Designing Low-Carbon Virtual Worlds
You can lower the energy footprint of a virtual world by focusing on two areas first: what runs on the user’s device and what runs in the data center. Start there before you add features.
Cut client-side work
Most virtual worlds push heavy rendering and simulation to the player machine. Trim that load and you reduce both electricity and heat.
- Implement level-of-detail on every model. A distant tree uses 200 triangles instead of 8,000.
- Replace full ray tracing with baked lighting and a handful of dynamic lights only where players interact.
- Compress textures to 512 by 512 or lower unless a surface sits within arm’s reach. Test on mid-range GPUs first.
One studio shipped a social hub that dropped average frame time from 18 ms to 9 ms after these changes. Players on laptops saw battery drain fall by roughly 30 percent during a two-hour session.
Choose server resources that match actual load
Server power scales with compute time, not with player count alone. Measure before you scale.
- Run simulation ticks only for objects within 50 meters of an active player. Idle zones stay frozen on disk.
- Host on providers that publish real-time carbon intensity data for their regions. Shift non-urgent batch jobs to low-carbon hours.

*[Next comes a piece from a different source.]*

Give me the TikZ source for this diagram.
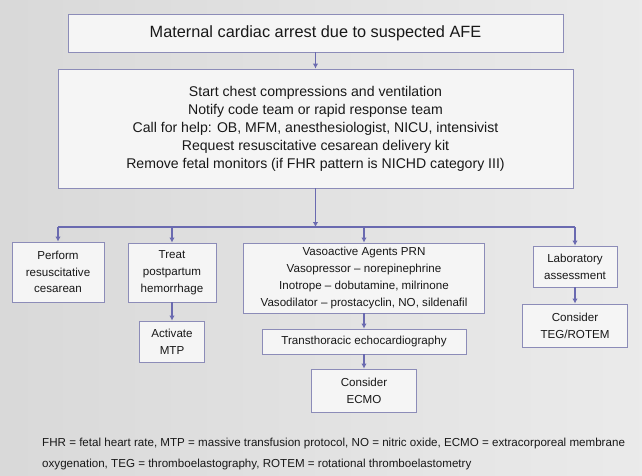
\documentclass[tikz,border=0pt]{standalone}
\usepackage{fontspec}
\setmainfont{Liberation Sans}
\usepackage{tikz}
\usetikzlibrary{calc,arrows.meta}
\definecolor{frame}{HTML}{8C8CB8}
\definecolor{link}{HTML}{6A6AB0}
\definecolor{ink}{HTML}{181818}
\newcommand{\headsize}{\fontsize{16.3}{20}\selectfont}
\newcommand{\listsize}{\fontsize{14.1}{18}\selectfont}
\newcommand{\boxsize}{\fontsize{11.6}{16.8}\selectfont}

\begin{document}
\begin{tikzpicture}[>={Latex[length=5pt,width=5.5pt]},x=1pt,y=-1pt,
  box/.style={draw=frame,line width=0.9pt,fill=black!4,text=ink,align=center,inner sep=0pt,font=\boxsize},
  flow/.style={->,link,line width=1.5pt},
  busline/.style={link,line width=1.8pt}]
  % background
  \shade[left color=black!15,middle color=black!2,right color=black!8] (0,0) rectangle (642,475);
  \useasboundingbox (0,0) rectangle (642,475);
  % top of the chart
  \node[box,font=\headsize,minimum width=495,minimum height=38] (arrest) at (315.5,33)
    {Maternal cardiac arrest due to suspected AFE};
  \node[box,font=\listsize,minimum width=515,minimum height=119] (actions) at (315.5,128.5)
    {Start chest compressions and ventilation\\
     Notify code team or rapid response team\\
     Call for help: OB, MFM, anesthesiologist, NICU, intensivist\\
     Request resuscitative cesarean delivery kit\\
     Remove fetal monitors (if FHR pattern is NICHD category III)};
  % branches
  \node[box,minimum width=92,minimum height=60] (cesarean) at (58,272)
    {Perform\\resuscitative\\cesarean};
  \node[box,minimum width=88,minimum height=59] (pph) at (172,272.5)
    {Treat\\postpartum\\hemorrhage};
  \node[box,minimum width=65,minimum height=41] (mtp) at (172,341.5) {Activate\\MTP};
  \node[box,minimum width=241,minimum height=70] (vaso) at (364,278)
    {Vasoactive Agents PRN\\
     Vasopressor -- norepinephrine\\
     Inotrope -- dobutamine, milrinone\\
     Vasodilator -- prostacyclin, NO, sildenafil};
  \node[box,minimum width=204,minimum height=25] (tte) at (364,341.5)
    {Transthoracic echocardiography};
  \node[box,minimum width=105,minimum height=43] (ecmo) at (364,390.5) {Consider\\ECMO};
  \node[box,minimum width=84,minimum height=41] (lab) at (575,266.5) {Laboratory\\assessment};
  \node[box,minimum width=105,minimum height=43] (teg) at (575,325.5) {Consider\\TEG/ROTEM};
  % connectors
  \coordinate (bus) at (315.5,227);
  \draw[flow] (arrest) -- (actions);
  \draw[flow] (actions) -- (bus);
  \draw[busline] (cesarean.north |- bus) -- (lab.north |- bus);
  \foreach \n in {cesarean,pph,vaso,lab}
    \draw[flow] (\n.north |- bus) -- (\n.north);
  \draw[flow] (pph) -- (mtp);
  \draw[flow] (vaso) -- (tte);
  \draw[flow] (tte) -- (ecmo);
  \draw[flow] (lab) -- (teg);
  % abbreviations
  \node[anchor=west,align=left,inner sep=0pt,text=ink,font=\fontsize{11.6}{21}\selectfont] (notes) at (42,453.5)
    {FHR = fetal heart rate, MTP = massive transfusion protocol, NO = nitric oxide, ECMO = extracorporeal membrane\\
     oxygenation, TEG = thromboelastography, ROTEM = rotational thromboelastometry};
\end{tikzpicture}
\end{document}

- Profile your physics and AI loops every release. Remove one redundant collision check across 10,000 objects and you save measurable watt-hours at scale.
| Task | Before | After |
|---|---|---|
| Physics update rate | 60 Hz global | 20 Hz near player, paused elsewhere |
| Daily server CPU hours | 1,240 | 680 |
Track kilowatt-hours per concurrent user for one month. That single metric tells you whether the next feature is worth the added draw.